*To be done:* Images are not part of the copy; transcribe all the data exactly.

★ ★ ★

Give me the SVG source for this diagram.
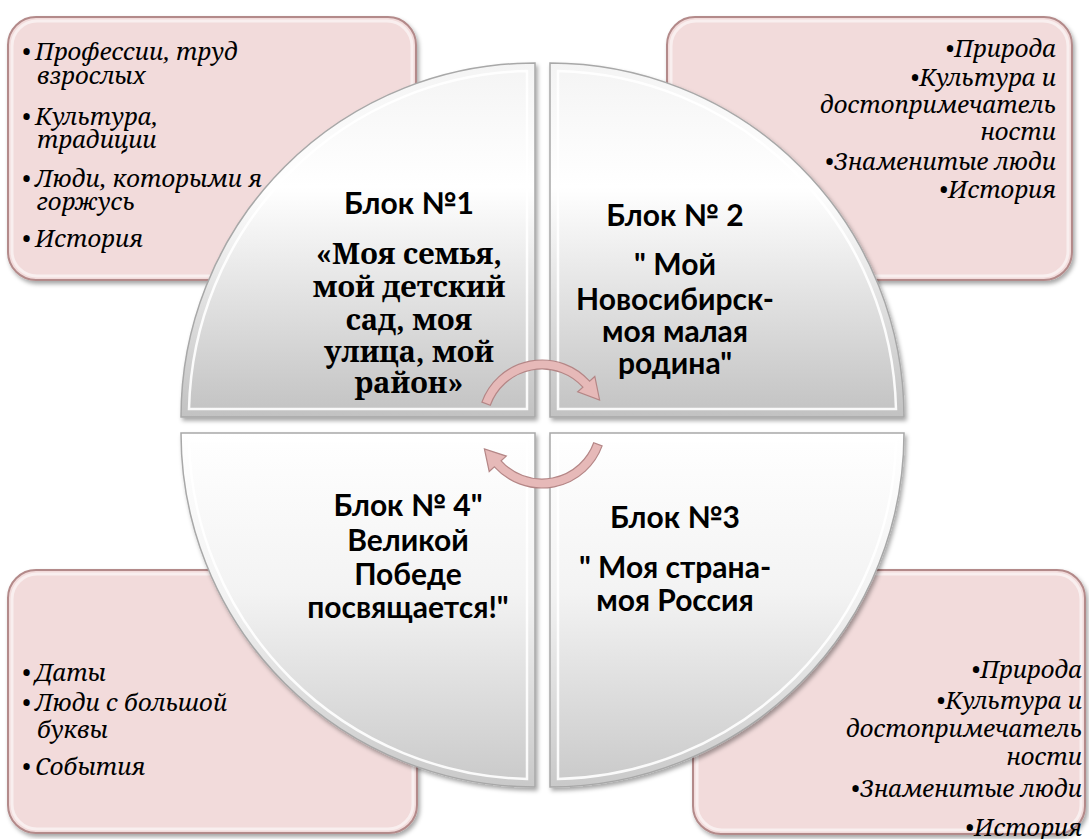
<svg xmlns="http://www.w3.org/2000/svg" width="1089" height="839" viewBox="0 0 1089 839">
<defs>
<filter id="sh" x="-10%" y="-10%" width="120%" height="120%">
<feDropShadow dx="2" dy="3" stdDeviation="2" flood-color="#000" flood-opacity="0.35"/>
</filter>
<linearGradient id="gTop" x1="0" y1="0" x2="0" y2="1">
<stop offset="0" stop-color="#f4f4f4"/>
<stop offset="0.35" stop-color="#ffffff"/>
<stop offset="1" stop-color="#c2c2c2"/>
</linearGradient>
<linearGradient id="gBot" x1="0" y1="0" x2="0" y2="1">
<stop offset="0" stop-color="#ffffff"/>
<stop offset="0.45" stop-color="#f3f3f3"/>
<stop offset="1" stop-color="#c9c9c9"/>
</linearGradient>
</defs>
<style>
.box{fill:#f2dbdb;stroke:#b38a8a;stroke-width:2;filter:url(#sh)}
.boxin{fill:none;stroke:#ffffff;stroke-opacity:0.55;stroke-width:3}
.q{stroke:#a8a8a8;stroke-width:1.5;filter:url(#sh)}
.qin{fill:none;stroke:#ffffff;stroke-width:2.5;stroke-opacity:0.9}
.li{font-family:"Noto Serif","DejaVu Serif",serif;font-style:italic;font-size:24px;fill:#000}
.r{text-anchor:end}
.hd{font-family:Lato,"Liberation Sans",sans-serif;font-weight:bold;font-size:30px;text-anchor:middle;fill:#000}
.sb{font-family:"Noto Serif","DejaVu Serif",serif;font-weight:bold;font-size:29px;text-anchor:middle;fill:#000}
.arr{fill:#e6b9b8;stroke:#b48686;stroke-width:1.2}
</style>
<rect width="1089" height="839" fill="#fff"/>

<g id="box-tl">
<rect class="box" x="8" y="17" width="408" height="263" rx="28"/>
<rect class="boxin" x="12" y="21" width="400" height="255" rx="25"/>
<text class="li" x="22" y="60">•<tspan x="35">Профессии, труд</tspan></text>
<text class="li" x="37" y="84">взрослых</text>
<text class="li" x="22" y="125">•<tspan x="35">Культура,</tspan></text>
<text class="li" x="37" y="148">традиции</text>
<text class="li" x="22" y="187">•<tspan x="35">Люди, которыми я</tspan></text>
<text class="li" x="37" y="210">горжусь</text>
<text class="li" x="22" y="247">•<tspan x="35">История</tspan></text>
</g>

<g id="box-tr">
<rect class="box" x="667" y="17" width="405" height="263" rx="28"/>
<rect class="boxin" x="671" y="21" width="397" height="255" rx="25"/>
<text class="li r" x="1056" y="57">•Природа</text>
<text class="li r" x="1056" y="86">•Культура и</text>
<text class="li r" x="1056" y="113">достопримечатель</text>
<text class="li r" x="1056" y="140">ности</text>
<text class="li r" x="1056" y="170">•Знаменитые люди</text>
<text class="li r" x="1056" y="198">•История</text>
</g>

<g id="box-bl">
<rect class="box" x="8" y="570" width="409" height="263" rx="28"/>
<rect class="boxin" x="12" y="574" width="401" height="255" rx="25"/>
<text class="li" x="22" y="681">•<tspan x="35">Даты</tspan></text>
<text class="li" x="22" y="711">•<tspan x="35">Люди с большой</tspan></text>
<text class="li" x="37" y="738">буквы</text>
<text class="li" x="22" y="775">•<tspan x="35">События</tspan></text>
</g>

<g id="box-br">
<rect class="box" x="693" y="570" width="392" height="264" rx="28"/>
<rect class="boxin" x="697" y="574" width="384" height="256" rx="25"/>
<text class="li r" x="1082" y="678">•Природа</text>
<text class="li r" x="1082" y="709">•Культура и</text>
<text class="li r" x="1082" y="737">достопримечатель</text>
<text class="li r" x="1082" y="765">ности</text>
<text class="li r" x="1082" y="797">•Знаменитые люди</text>
<text class="li r" x="1082" y="836">•История</text>
</g>

<g id="block-1">
<path class="q" fill="url(#gTop)" d="M 535 417 L 181 417 A 354 354 0 0 1 535 63 Z"/>
<path class="qin" d="M 527 409 L 189 409 A 346 346 0 0 1 527 71 Z"/>
<text class="hd" x="409" y="214">Блок №1</text>
<text class="sb" x="409" y="264">«Моя семья,</text>
<text class="sb" x="409" y="297">мой детский</text>
<text class="sb" x="409" y="330">сад, моя</text>
<text class="sb" x="409" y="362">улица, мой</text>
<text class="sb" x="409" y="393">район»</text>
</g>

<g id="block-2">
<path class="q" fill="url(#gTop)" d="M 550 417 L 550 63 A 354 354 0 0 1 904 417 Z"/>
<path class="qin" d="M 558 409 L 558 71 A 346 346 0 0 1 896 409 Z"/>
<text class="hd" x="675" y="226">Блок № 2</text>
<text class="hd" x="675" y="275">" Мой</text>
<text class="hd" x="675" y="310">Новосибирск-</text>
<text class="hd" x="675" y="342">моя малая</text>
<text class="hd" x="675" y="374">родина"</text>
</g>

<g id="block-3">
<path class="q" fill="url(#gBot)" d="M 550 433 L 904 433 A 354 354 0 0 1 550 787 Z"/>
<path class="qin" d="M 558 441 L 896 441 A 346 346 0 0 1 558 779 Z"/>
<text class="hd" x="675" y="528">Блок №3</text>
<text class="hd" x="675" y="578">" Моя страна-</text>
<text class="hd" x="675" y="611">моя Россия</text>
</g>

<g id="block-4">
<path class="q" fill="url(#gBot)" d="M 535 433 L 535 787 A 354 354 0 0 1 181 433 Z"/>
<path class="qin" d="M 527 441 L 527 779 A 346 346 0 0 1 189 441 Z"/>
<text class="hd" x="408" y="516">Блок № 4"</text>
<text class="hd" x="408" y="551">Великой</text>
<text class="hd" x="408" y="585">Победе</text>
<text class="hd" x="408" y="618">посвящается!"</text>
</g>

<g id="connectors">
<path class="arr" d="M 481.9 402.1 A 64 64 0 0 1 589.6 381.2 L 594.8 376.5 L 599.6 400 L 577.7 391.9 L 582.9 387.2 A 55 55 0 0 0 490.3 405.2 Z"/>
<path class="arr" d="M 602.1 445.9 A 64 64 0 0 1 494.4 466.8 L 489.2 471.5 L 484.4 449 L 506.3 456.1 L 501.1 460.8 A 55 55 0 0 0 593.7 442.8 Z"/>
</g>
</svg>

★ ★ ★

*Written solution:*
Give me the SVG source for this diagram.
<svg xmlns="http://www.w3.org/2000/svg" width="1089" height="839" viewBox="0 0 1089 839">
<defs>
<filter id="sh" x="-10%" y="-10%" width="120%" height="120%">
<feDropShadow dx="2" dy="3" stdDeviation="2" flood-color="#000" flood-opacity="0.35"/>
</filter>
<linearGradient id="gTop" x1="0" y1="0" x2="0" y2="1">
<stop offset="0" stop-color="#f4f4f4"/>
<stop offset="0.35" stop-color="#ffffff"/>
<stop offset="1" stop-color="#c2c2c2"/>
</linearGradient>
<linearGradient id="gBot" x1="0" y1="0" x2="0" y2="1">
<stop offset="0" stop-color="#ffffff"/>
<stop offset="0.45" stop-color="#f3f3f3"/>
<stop offset="1" stop-color="#c9c9c9"/>
</linearGradient>
</defs>
<style>
.box{fill:#f2dbdb;stroke:#b38a8a;stroke-width:2;filter:url(#sh)}
.boxin{fill:none;stroke:#ffffff;stroke-opacity:0.55;stroke-width:3}
.q{stroke:#a8a8a8;stroke-width:1.5;filter:url(#sh)}
.qin{fill:none;stroke:#ffffff;stroke-width:2.5;stroke-opacity:0.9}
.li{font-family:"Noto Serif","DejaVu Serif",serif;font-style:italic;font-size:24px;fill:#000}
.r{text-anchor:end}
.hd{font-family:Lato,"Liberation Sans",sans-serif;font-weight:bold;font-size:30px;text-anchor:middle;fill:#000}
.sb{font-family:"Noto Serif","DejaVu Serif",serif;font-weight:bold;font-size:29px;text-anchor:middle;fill:#000}
.arr{fill:#e6b9b8;stroke:#b48686;stroke-width:1.2}
</style>
<rect width="1089" height="839" fill="#fff"/>

<g id="box-tl">
<rect class="box" x="8" y="17" width="408" height="263" rx="28"/>
<rect class="boxin" x="12" y="21" width="400" height="255" rx="25"/>
<text class="li" x="22" y="60">•<tspan x="35">Профессии, труд</tspan></text>
<text class="li" x="37" y="84">взрослых</text>
<text class="li" x="22" y="125">•<tspan x="35">Культура,</tspan></text>
<text class="li" x="37" y="148">традиции</text>
<text class="li" x="22" y="187">•<tspan x="35">Люди, которыми я</tspan></text>
<text class="li" x="37" y="210">горжусь</text>
<text class="li" x="22" y="247">•<tspan x="35">История</tspan></text>
</g>

<g id="box-tr">
<rect class="box" x="667" y="17" width="405" height="263" rx="28"/>
<rect class="boxin" x="671" y="21" width="397" height="255" rx="25"/>
<text class="li r" x="1056" y="57">•Природа</text>
<text class="li r" x="1056" y="86">•Культура и</text>
<text class="li r" x="1056" y="113">достопримечатель</text>
<text class="li r" x="1056" y="140">ности</text>
<text class="li r" x="1056" y="170">•Знаменитые люди</text>
<text class="li r" x="1056" y="198">•История</text>
</g>

<g id="box-bl">
<rect class="box" x="8" y="570" width="409" height="263" rx="28"/>
<rect class="boxin" x="12" y="574" width="401" height="255" rx="25"/>
<text class="li" x="22" y="681">•<tspan x="35">Даты</tspan></text>
<text class="li" x="22" y="711">•<tspan x="35">Люди с большой</tspan></text>
<text class="li" x="37" y="738">буквы</text>
<text class="li" x="22" y="775">•<tspan x="35">События</tspan></text>
</g>

<g id="box-br">
<rect class="box" x="693" y="570" width="392" height="264" rx="28"/>
<rect class="boxin" x="697" y="574" width="384" height="256" rx="25"/>
<text class="li r" x="1082" y="678">•Природа</text>
<text class="li r" x="1082" y="709">•Культура и</text>
<text class="li r" x="1082" y="737">достопримечатель</text>
<text class="li r" x="1082" y="765">ности</text>
<text class="li r" x="1082" y="797">•Знаменитые люди</text>
<text class="li r" x="1082" y="836">•История</text>
</g>

<g id="block-1">
<path class="q" fill="url(#gTop)" d="M 535 417 L 181 417 A 354 354 0 0 1 535 63 Z"/>
<path class="qin" d="M 527 409 L 189 409 A 346 346 0 0 1 527 71 Z"/>
<text class="hd" x="409" y="214">Блок №1</text>
<text class="sb" x="409" y="264">«Моя семья,</text>
<text class="sb" x="409" y="297">мой детский</text>
<text class="sb" x="409" y="330">сад, моя</text>
<text class="sb" x="409" y="362">улица, мой</text>
<text class="sb" x="409" y="393">район»</text>
</g>

<g id="block-2">
<path class="q" fill="url(#gTop)" d="M 550 417 L 550 63 A 354 354 0 0 1 904 417 Z"/>
<path class="qin" d="M 558 409 L 558 71 A 346 346 0 0 1 896 409 Z"/>
<text class="hd" x="675" y="226">Блок № 2</text>
<text class="hd" x="675" y="275">" Мой</text>
<text class="hd" x="675" y="310">Новосибирск-</text>
<text class="hd" x="675" y="342">моя малая</text>
<text class="hd" x="675" y="374">родина"</text>
</g>

<g id="block-3">
<path class="q" fill="url(#gBot)" d="M 550 433 L 904 433 A 354 354 0 0 1 550 787 Z"/>
<path class="qin" d="M 558 441 L 896 441 A 346 346 0 0 1 558 779 Z"/>
<text class="hd" x="675" y="528">Блок №3</text>
<text class="hd" x="675" y="578">" Моя страна-</text>
<text class="hd" x="675" y="611">моя Россия</text>
</g>

<g id="block-4">
<path class="q" fill="url(#gBot)" d="M 535 433 L 535 787 A 354 354 0 0 1 181 433 Z"/>
<path class="qin" d="M 527 441 L 527 779 A 346 346 0 0 1 189 441 Z"/>
<text class="hd" x="408" y="516">Блок № 4"</text>
<text class="hd" x="408" y="551">Великой</text>
<text class="hd" x="408" y="585">Победе</text>
<text class="hd" x="408" y="618">посвящается!"</text>
</g>

<g id="connectors">
<path class="arr" d="M 481.9 402.1 A 64 64 0 0 1 589.6 381.2 L 594.8 376.5 L 599.6 400 L 577.7 391.9 L 582.9 387.2 A 55 55 0 0 0 490.3 405.2 Z"/>
<path class="arr" d="M 602.1 445.9 A 64 64 0 0 1 494.4 466.8 L 489.2 471.5 L 484.4 449 L 506.3 456.1 L 501.1 460.8 A 55 55 0 0 0 593.7 442.8 Z"/>
</g>
</svg>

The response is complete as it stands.